Gone are the days of bullies ruling the playground at recess, or boredom in general, as local elementary schools are getting on board with a nationwide program that offers organized, safe play — but most importantly, lots of fun!
When the 2019-2020 school year started at North Park Elementary School in Tremonton, teachers were ready to implement a new recess program called Playworks, which is used by 3.5 million students in thousands of elementary schools across the nation.
The idea first came to Jill Vialet, a principal of an elementary school in Oakland, California in 1995 after meeting with three boys in her office for the third time that week. Sent to her for fighting on the playground, she was tired of seeing the same students in her office and knew they weren’t bad kids, instead, she knew they needed a way to play constructively at recess.
Vialet formed Playworks, a program that allows students during recess to make friends, solve problems and believe in themselves and that success has been proven at North Park. Two teachers at North Park, Hollie Allen and Shaunie Owen, have seen firsthand the positive impact this new program has had on not only their students, but the entire student body.
Box Elder School District implemented the program last year with a few elementary schools piloting the program, including Fielding Elementary.
“They pushed it out to all the elementary schools this year,” Owen said. “It’s to eliminate problems on the playground and to be proactive with a lot of conflict resolution.”
“It’s organized play, not structured play so the kids are forced to do things but we organize it in a way that they can feel comfortable doing it,” Allen added.

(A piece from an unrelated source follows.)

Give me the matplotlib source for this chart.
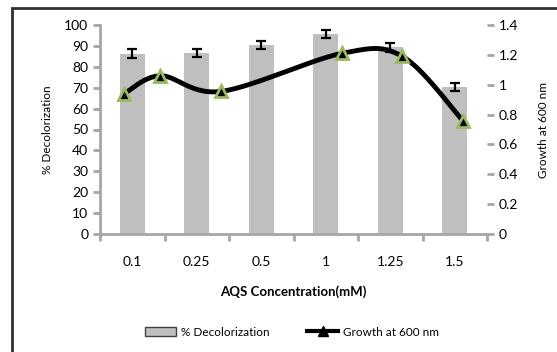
import matplotlib
matplotlib.use('Agg')
import matplotlib.pyplot as plt
import numpy as np
from matplotlib.lines import Line2D
from matplotlib.patches import Patch, Rectangle

plt.rcParams['font.family'] = ['Lato', 'DejaVu Sans']

# Data
conc_labels = ['0.1', '0.25', '0.5', '1', '1.25', '1.5']
conc_values = [0.1, 0.25, 0.5, 1.0, 1.25, 1.5]
decolorization = [86.2, 86.7, 90.3, 95.7, 89.4, 70.3]
decol_err = [2.1, 1.9, 2.0, 2.1, 2.2, 1.8]
growth = [0.94, 1.06, 0.955, 1.21, 1.19, 0.76]

grey = '#a6a6a6'


def smooth(x, y, n=30):
    """Bezier smoothing through the points (Catmull-Rom style control points)."""
    x = np.asarray(x, float)
    y = np.asarray(y, float)
    px = np.concatenate([[x[0]], x, [x[-1]]])
    py = np.concatenate([[y[0]], y, [y[-1]]])
    xs, ys = [], []
    t = np.linspace(0, 1, n)
    for i in range(1, len(px) - 2):
        p0 = np.array([px[i], py[i]])
        p3 = np.array([px[i + 1], py[i + 1]])
        c1 = p0 + (np.array([px[i + 1], py[i + 1]]) - np.array([px[i - 1], py[i - 1]])) / 6
        c2 = p3 - (np.array([px[i + 2], py[i + 2]]) - np.array([px[i], py[i]])) / 6
        pts = ((1 - t) ** 3)[:, None] * p0 + (3 * (1 - t) ** 2 * t)[:, None] * c1 \
            + (3 * (1 - t) * t ** 2)[:, None] * c2 + (t ** 3)[:, None] * p3
        xs.extend(pts[:, 0])
        ys.extend(pts[:, 1])
    return np.array(xs), np.array(ys)


fig = plt.figure(figsize=(5.57, 3.52), dpi=100)
ax = fig.add_axes([100 / 557, 1 - 234 / 352, 387 / 557, 209 / 352])

# Bars on the category axis
pos = np.arange(len(conc_labels))
ax.bar(pos, decolorization, width=0.39, color='#bfbfbf', zorder=2)
ax.errorbar(pos, decolorization, yerr=decol_err, fmt='none', ecolor='black',
            elinewidth=1.6, capsize=3.5, capthick=1.6, zorder=3)
ax.set_xlim(-0.5, len(conc_labels) - 0.5)
ax.set_ylim(0, 100)
ax.set_yticks(range(0, 101, 10))
ax.set_xticks(pos)
ax.set_xticklabels(conc_labels)
ax.set_xticks(np.arange(-0.5, len(conc_labels)), minor=True)
ax.tick_params(axis='x', which='major', length=0, pad=16, labelsize=10)
ax.tick_params(axis='x', which='minor', length=5, width=2, color=grey, direction='out')
ax.tick_params(axis='y', length=5, width=2, color=grey, direction='out', labelsize=10)
for side in ['top', 'right']:
    ax.spines[side].set_visible(False)
for side in ['left', 'bottom']:
    ax.spines[side].set_color(grey)
    ax.spines[side].set_linewidth(2)
ax.set_ylabel('% Decolorization', fontsize=8.5, labelpad=8)
ax.set_xlabel('AQS Concentration(mM)', fontsize=9.5, fontweight='bold', labelpad=12)

# Growth line on secondary axes (numeric concentration scale)
ax2 = fig.add_axes(ax.get_position(), frameon=False)
ax2.set_xlim(0, 1.6)
ax2.set_ylim(0, 1.4)
sx, sy = smooth(conc_values, growth)
ax2.plot(sx, sy, color='black', lw=3.5, zorder=4, solid_capstyle='round')
ax2.plot(conc_values, growth, ls='none', marker='^', ms=9, mfc='black',
         mec='#9bbb59', mew=2, zorder=5)
ax2.xaxis.set_visible(False)
ax2.yaxis.tick_right()
ax2.yaxis.set_label_position('right')
ax2.set_yticks(np.arange(0, 1.41, 0.2))
ax2.set_yticklabels(['0', '0.2', '0.4', '0.6', '0.8', '1', '1.2', '1.4'])
ax2.tick_params(axis='y', length=5, width=2, color=grey, direction='out', labelsize=10)
ax2.spines['right'].set_visible(True)
ax2.spines['right'].set_color(grey)
ax2.spines['right'].set_linewidth(2)
ax2.set_ylabel('Growth at 600 nm', fontsize=8.5, labelpad=14)

# Legend
handles = [Patch(facecolor='#bfbfbf', edgecolor='#404040', lw=1),
           Line2D([], [], color='black', lw=3, marker='^', ms=7, mfc='black', mec='black')]
fig.legend(handles, ['% Decolorization', 'Growth at 600 nm'], loc='center',
           bbox_to_anchor=(292 / 557, 1 - 332 / 352), ncol=2, frameon=False,
           fontsize=8.5, handlelength=2.6, columnspacing=3.2, handletextpad=0.4)

# Chart area border
fig.patches.append(Rectangle((12 / 557, -0.05), 1.2, 1 - 8 / 352 + 0.05,
                             transform=fig.transFigure, fill=False,
                             edgecolor='#303030', lw=2))

fig.savefig('out.png', dpi=100)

Several core games are implemented at North Park which include kickball, football, soccer, wall ball and four square. There’s a new game featured every week, and free time is also offered for students to enjoy playground equipment. For the first two weeks of school every teacher at North Park went out to recess and in their classes to teach the games and the rules.
“All the rules are the same and all the kids know the rules. All the supplies are already out there. It’s organized so kids can feel successful in whatever game we put out there,” Allen said.
“There’s not very many kids standing around doing nothing,” Allen added.
One of the biggest changes teachers have seen with Playworks is conflict resolution.
“One thing that I’ve seen that I really like is the conflict resolution,” Owen said. Teachers have taught students methods of deciding how to resolve conflicts with a game similar to “Rock, Paper, Scissors.” It’s proven to be a big success on the playground and in the classroom.
“The first 10 minutes after break last year I was just dealing with conflict and I don’t have that at all anymore,” Allen said.
Teachers and staff aren’t the only ones loving the new program.
“Most of the kids have loved it,” Allen said about the program. “I’ve seen kids that never play, jump in and play because they feel comfortable and they know the rules and that everybody will play the same way.”
Looking into the future both Allen and Owen are curious to see how today’s younger classes will play when they’re ending their elementary school years.
“It will be fun to see what recess is like then,” Owen said.
The most popular activity?
“I see the older kids loving wall ball,” Allen said. However, when an adult joins in on the fun, that activity quickly becomes the most popular.
When recess is over teachers use a calming-down method, a cheer, to get students ready for the classroom and back to learning.
“Everyone was calmed down and ready to get back to the classroom and learn instead of just trickling in and talking about the conflicts,” Owen said. “It was cool to watch.”
Making the most of this playtime model is simple, to provide a place where students can feel included, be active and build important social and emotional skills on the playground.
Playworks reports on their website that, “many educators report recess as being the most challenging point of the school day, during which conflicts arise that can carry into the classroom. Recess is often undervalued and many kids end up on the sidelines. In the last decade, nearly half of all school districts nationwide have either completely eliminated or reduced specific time for recess.”
“Playworks is working to ensure that play is an integral and necessary part of the school day. What happens on the playground affects an entire school culture,” they added.